L’essere umano di fronte all’ignoto non va per il sottile allo scopo di rassicurarsi: spesso prende una cosa che sa essere falsa e la rende vera in quanto utile a tale scopo.
Errore delle cause immaginarie.
– Partendo dal sogno: a una determinata sensazione, dovuta per esempio a un colpo di cannone in lontananza, viene successivamente attribuita una causa (spesso tutto un romanzetto, di cui proprio chi sogna è il protagonista). Frattanto la sensazione continua, in una specie di risonanza: aspetta per così dire finché l’istinto di causalità non le permetta di avanzare in primo piano – ormai non più come caso, bensì come «senso». Il colpo di cannone si presenta in una maniera causale , in una apparente inversione del tempo. La cosa posteriore, la motivazione, viene vissuta per prima, spesso con cento particolari che trascorrono in un lampo, il colpo viene dopo... Che cosa è accaduto? Le rappresentazioni generate da un certo stato in cui ci si trovava sono state fraintese come cause del medesimo. Appunto così facciamo in realtà anche da svegli. La maggior parte dei nostri sentimenti comuni, ogni specie di impedimento, di pressione, di tensione, di esplosione nella giostra e controgiostra degli organi, come in particolare il nervus sympathicus – stimolano il nostro istinto di causalità: vogliamo avere una ragione del fatto che ci sentiamo così e così – che ci sentiamo male o che ci sentiamo bene. Non ci basta mai constatare semplicemente il nudo fatto che ci sentiamo così e così: facciamo entrare questo fatto – ne acquistiamo coscienza – solo quando gli abbiamo dato una sorta di motivazione. – Un ricordo, che in tal caso entra in attività a nostra insaputa, fa affiorare stati anteriori dello stesso tipo e le interpretazioni causali concresciute con essi – non la loro causalità. Certo anche la credenza che le rappresentazioni, i processi che accompagnano la coscienza siano stati le cause, viene riesumata dal ricordo. Così ci si abitua a una certa interpretazione causale, che in realtà ostacola, anzi esclude una ricerca della causa.

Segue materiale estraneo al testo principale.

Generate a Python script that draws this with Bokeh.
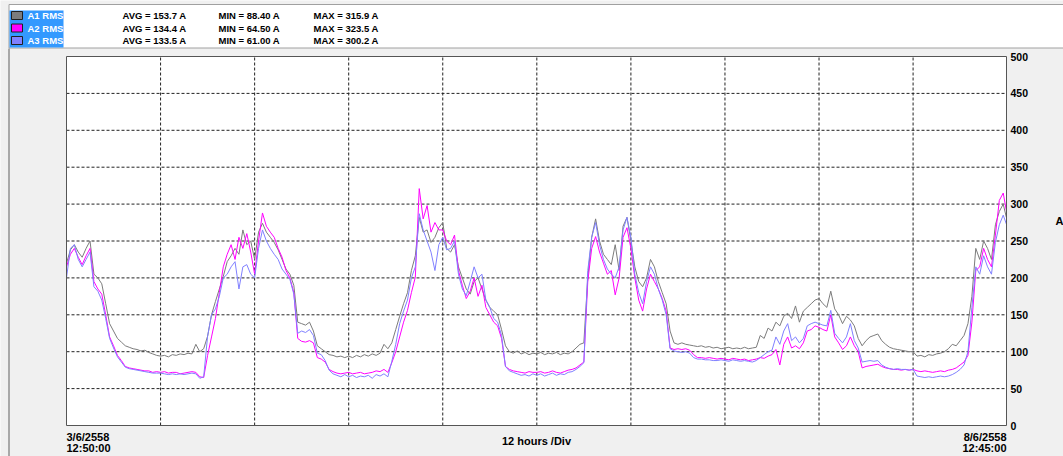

Spiegazione psicologica di ciò.
– Ricondurre qualcosa di ignoto a qualcosa di noto allevia, tranquillizza, soddisfa, comunica inoltre un senso di potenza. Con l’ignoto è dato il pericolo, l’inquietudine, la preoccupazione, – il primo istinto tende a eliminare questi stati penosi. Primo principio: una qualunque spiegazione è meglio di nessuna spiegazione. Poiché in fondo si tratta solo di un voler sbarazzarsi di rappresentazioni opprimenti, non si va molto per il sottile quanto ai mezzi da usare a tal fine: la prima rappresentazione con cui l’ignoto si spiega come noto, fa tanto bene che la si «prende per vera». Prova del piacere («della forza») come criterio della verità. – L’istinto di causalità è dunque condizionato e stimolato dal sentimento della paura. Il «perché?», se appena è possibile, non deve dare tanto la causa per se stessa quanto una specie di causa – una causa che tranquillizzi, liberi, allevii. Che qualcosa di già noto, vissuto, registrato nel ricordo venga posto come causa, è la prima conseguenza di questo bisogno. Ciò che è nuovo, non vissuto, estraneo viene escluso come causa. Si cerca dunque non soltanto una specie di spiegazioni come causa, ma anche una specie scelta e privilegiata di spiegazioni, quelle in cui è stato eliminato nel modo più rapido, più frequente, il sentimento di estraneità, di novità e di non vissuto – le spiegazioni più abituali.
– Conseguenza: un certo modo di stabilire le cause prevale sempre più, si concentra in sistema e si presenta infine in posizione dominante , cioè semplicemente escludendo altre cause e spiegazioni. – Il banchiere pensa subito all’«affare», il cristiano al «peccato», la ragazza al suo amore.